If we were playing blackjack, the dealer would have just gone bust, and you’d have collected your winnings. Scattered amongst the pile of cash, Cumulative Update 22 includes:
Unfortunately, we no longer get full KB articles for each fix, and that’s a shame because CU 22 includes some really odd fixes like this one:
This fix enables QDS instance level memory limits by default on box edition. It prevents QDS from consuming more memory after certain limit by changing to READ ONLY mode.
I wish I could tell you more about why your Query Store will suddenly be going into read-only mode, what “box edition” is, or what the limits are, but I can’t, because Microsoft won’t tell us. Two sentences aren’t enough here.
That’s frankly unacceptable for enterprise database software that costs $7,000 per core.
I’m gonna be honest, dear reader: I’m beyond frustrated with the lack of quality documentation here. The changes are so undocumented and so big that I just don’t trust ’em anymore. I hope they turn things around and start documenting these problems, but in the meantime, you’d have to be pretty adventurous to install something like CU22 that can turn off your Query Store without warning, without telling you why.
Other updates in this CU include:
- FIX: Managed backup is not backing up the database when SQL Agent system jobs are changed to different name other than ‘sa’ in SQL Server 2017
- FIX: Unable to restore SQL Server database from previous versions on NVMe device partitioned in 4K block size
- FIX: Incorrect results can occur when you run linked server query with aggregates or joins on table with filtered index on a remote server in SQL Server 2017
- FIX: COMPILE blocking occurs when executing many concurrent stored procedures in SQL Server 2017
- FIX: Full-Text search auto crawl stops when AG goes offline in SQL Server
- FIX: Concurrent inserts against tables with columnstore indexes may cause queries to hang in SQL Server
- FIX: Upgrade script fails if you use Always On Failover Cluster Instance as a secondary replica in SQL Server
- FIX: SQL Server fails to start when remote admin connections are enabled and IPV6 is disabled on the host
- FIX: INSERT EXEC doesn’t work when you insert row containing explicit identity value into table with IDENTITY column and IDENTITY_INSERT is OFF by default in SQL Server
- SQL Server AG Helper/AG monitoring application waiting more than 30 seconds with epoll and futex_wait_queue_me wait type is unable to connect to SQL Server 2017 resulting in timeout and failover.
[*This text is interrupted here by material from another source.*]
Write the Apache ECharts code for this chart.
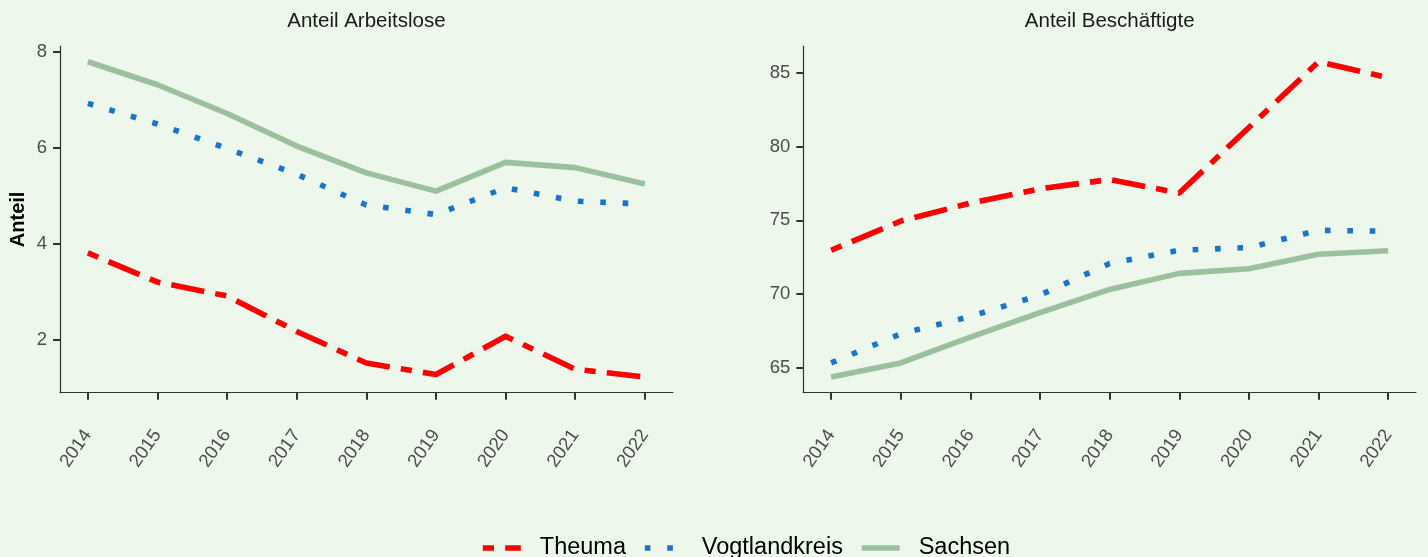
<!DOCTYPE html>
<html>
<head>
<meta charset="utf-8">
<script src="https://cdn.jsdelivr.net/npm/echarts@6/dist/echarts.min.js"></script>
<style>
html,body{margin:0;padding:0;background:#EDF7EC;}
#chart{width:1428px;height:557px;}
</style>
</head>
<body>
<div id="chart"></div>
<script>
const years = [2014, 2015, 2016, 2017, 2018, 2019, 2020, 2021, 2022];
const seriesNames = ['Theuma', 'Vogtlandkreis', 'Sachsen'];
const panelTitles = ['Anteil Arbeitslose', 'Anteil Beschäftigte'];
// Anteil Arbeitslose
const theumaArbeitslose = [3.81, 3.20, 2.91, 2.17, 1.51, 1.27, 2.07, 1.38, 1.22];
const vogtlandArbeitslose = [6.93, 6.50, 5.99, 5.45, 4.81, 4.61, 5.17, 4.89, 4.83];
const sachsenArbeitslose = [7.80, 7.32, 6.72, 6.04, 5.48, 5.10, 5.70, 5.59, 5.25];
// Anteil Beschäftigte
const theumaBeschaeftigte = [72.97, 74.95, 76.17, 77.14, 77.77, 76.85, 81.30, 85.76, 84.68];
const vogtlandBeschaeftigte = [65.32, 67.30, 68.47, 69.93, 72.07, 72.97, 73.15, 74.32, 74.26];
const sachsenBeschaeftigte = [64.37, 65.32, 67.07, 68.74, 70.31, 71.40, 71.71, 72.70, 72.93];
// tick labels
const yTicksLeft = [2, 4, 6, 8];
const yTicksRight = [65, 70, 75, 80, 85];

const FONT = 'Liberation Sans, Arial, Helvetica, sans-serif';
const colors = ['#FF0000', '#1874CD', '#9CC09C'];
const LW = 5.6;
const dashes = [[11.2, 11.2, 33.6, 11.2], [5.6, 16.8], 'solid'];

function expand(arrs) {
  const all = [].concat(...arrs);
  const mn = Math.min(...all), mx = Math.max(...all);
  const pad = (mx - mn) * 0.05;
  return [mn - pad, mx + pad];
}
const xPad = (years[years.length - 1] - years[0]) * 0.05;
const xMin = years[0] - xPad, xMax = years[years.length - 1] + xPad;
const leftRange = expand([theumaArbeitslose, vogtlandArbeitslose, sachsenArbeitslose]);
const rightRange = expand([theumaBeschaeftigte, vogtlandBeschaeftigte, sachsenBeschaeftigte]);

const axisLine = {show: true, onZero: false, lineStyle: {color: '#333333', width: 1.2}};
const axisTick = (vals) => ({show: true, length: 7, lineStyle: {color: '#333333', width: 2}, customValues: vals});

function xAxis(idx) {
  return {
    type: 'value', gridIndex: idx, min: xMin, max: xMax,
    axisLine: axisLine, splitLine: {show: false},
    axisTick: axisTick(years),
    axisLabel: {customValues: years, rotate: 55, margin: 39, color: '#4D4D4D', fontSize: 18.5, fontFamily: FONT, formatter: v => String(v)}
  };
}
function yAxis(idx, range, ticks, name) {
  return {
    type: 'value', gridIndex: idx, min: range[0], max: range[1],
    axisLine: axisLine, splitLine: {show: false},
    axisTick: axisTick(ticks),
    axisLabel: {customValues: ticks, margin: 13, color: '#4D4D4D', fontSize: 18.5, fontFamily: FONT, formatter: v => String(v)},
    name: name || '', nameLocation: 'middle', nameGap: 32, nameRotate: 90,
    nameTextStyle: {fontWeight: 'bold', fontSize: 20, color: '#000000', fontFamily: FONT}
  };
}
function mk(name, i, vals, gi) {
  return {
    name: name, type: 'line', xAxisIndex: gi, yAxisIndex: gi,
    data: years.map((y, k) => [y, vals[k]]),
    showSymbol: false, symbol: 'none', animation: false,
    lineStyle: {color: colors[i], width: LW, type: dashes[i], cap: 'butt', join: 'round'},
    itemStyle: {color: 'rgba(0,0,0,0)', borderWidth: 0}
  };
}

const chart = echarts.init(document.getElementById('chart'), null, {renderer: 'canvas'});
chart.setOption({
  backgroundColor: '#EDF7EC',
  animation: false,
  title: [
    {text: panelTitles[0], left: 366.4, top: 11, textAlign: 'center', padding: 0,
     textStyle: {fontSize: 20.5, fontWeight: 'normal', color: '#1A1A1A', fontFamily: FONT}},
    {text: panelTitles[1], left: 1109.7, top: 11, textAlign: 'center', padding: 0,
     textStyle: {fontSize: 20.5, fontWeight: 'normal', color: '#1A1A1A', fontFamily: FONT}}
  ],
  grid: [
    {left: 60, top: 46, width: 612.7, height: 346.7},
    {left: 803.3, top: 46, width: 612.7, height: 346.7}
  ],
  xAxis: [xAxis(0), xAxis(1)],
  yAxis: [yAxis(0, leftRange, yTicksLeft, 'Anteil'), yAxis(1, rightRange, yTicksRight, '')],
  legend: {
    data: seriesNames, left: 480, top: 536, padding: 0, itemGap: 16,
    itemWidth: 38, itemHeight: 24,
    itemStyle: {color: 'rgba(0,0,0,0)', borderWidth: 0, opacity: 0},
    lineStyle: {width: LW, cap: 'butt'},
    textStyle: {fontSize: 23.5, color: '#000000', fontFamily: FONT, padding: [0, 0, 0, 14]}
  },
  series: [
    mk(seriesNames[0], 0, theumaArbeitslose, 0),
    mk(seriesNames[1], 1, vogtlandArbeitslose, 0),
    mk(seriesNames[2], 2, sachsenArbeitslose, 0),
    mk(seriesNames[0], 0, theumaBeschaeftigte, 1),
    mk(seriesNames[1], 1, vogtlandBeschaeftigte, 1),
    mk(seriesNames[2], 2, sachsenBeschaeftigte, 1)
  ]
});
</script>
</body>
</html>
- FIX: Access violation exception occurs in Availability Groups in SQL Server 2017 under certain conditions
Here’s Cumulative Update 22. Good luck.
Well that’s terrifying.
You missed how the BOTTOM of the article (instead of a useful place like the TOP of the article states the following:
“Query Store notice
You must run this script if you use Query Store and you are updating from SQL Server 2017 Cumulative Update 2 (CU2) directly to SQL Server 2017 Cumulative Update 3 (CU3) or any later Cumulative Update. ”
The bottom is really a bad place for important things. I wonder how many people won’t see this, and what the effects are of not running the IMPORTANT script? It doesn’t say!
@ugh that’s been there for almost two years and was at the top for several CUs: https://support.microsoft.com/en-us/help/4052987/cumulative-update-3-for-sql-server-2017
It has moved to the bottom (instead of top) in later CUs because as folks update, it’s relevance decreases and it took some real estate at the top. Hopefully you’re not on SQL Server 2017 CU2 today. But if you are, that’s why that note remains.
This was an very unfortunate (in that it is inaccurate in it’s scope and terms used) blurb.
Later today we’ll be updating the docs page https://docs.microsoft.com/sql/relational-databases/performance/best-practice-with-the-query-store (under section “Using Query Store in mission-critical servers”) to accurately describe this scalability improvement – it is not a fix (that was another unfortunate internal term for every check-in that got used as-is).
Pedro – thanks for the heads up.
I appreciate your work to overcome the bad management decision to reduce mission-critical changes to two-sentence blurbs. Clearly, this isn’t working, and I hope Microsoft sees that sooner rather than later.
Feedback taken and transmitted.
About the update itself, it actually backports scalability improvements regarding memory management that are so important to keeping Query Store from becoming detrimental to a high-end system that is running mostly adhoc workloads, and suffering from perf issues as a result of Query Store was trying to keep up (which is why folks in this scenario disabled Query Store, more so when users aren’t leveraging SQL 2019 and it’s new Custom capture policy). This way we resource govern ourselves and allow the Query Store to cope better with these intensive adhoc scenarios.
Right, but as you can see, it needs more than a two-sentence blurb. This “tl;dr” approach to updates is hurting more than it’s helping.
The docs page is online now.
As a side note – “box edition” is pretty hilarious.
Box edition is the internal MS term for the retail product (Ent/Std/Dev etc.) as opposed to the PaaS offerings (Azure SQL Database or MI) as they share common code but certain features or optimisations might be released into the PaaS side of the house well before Box.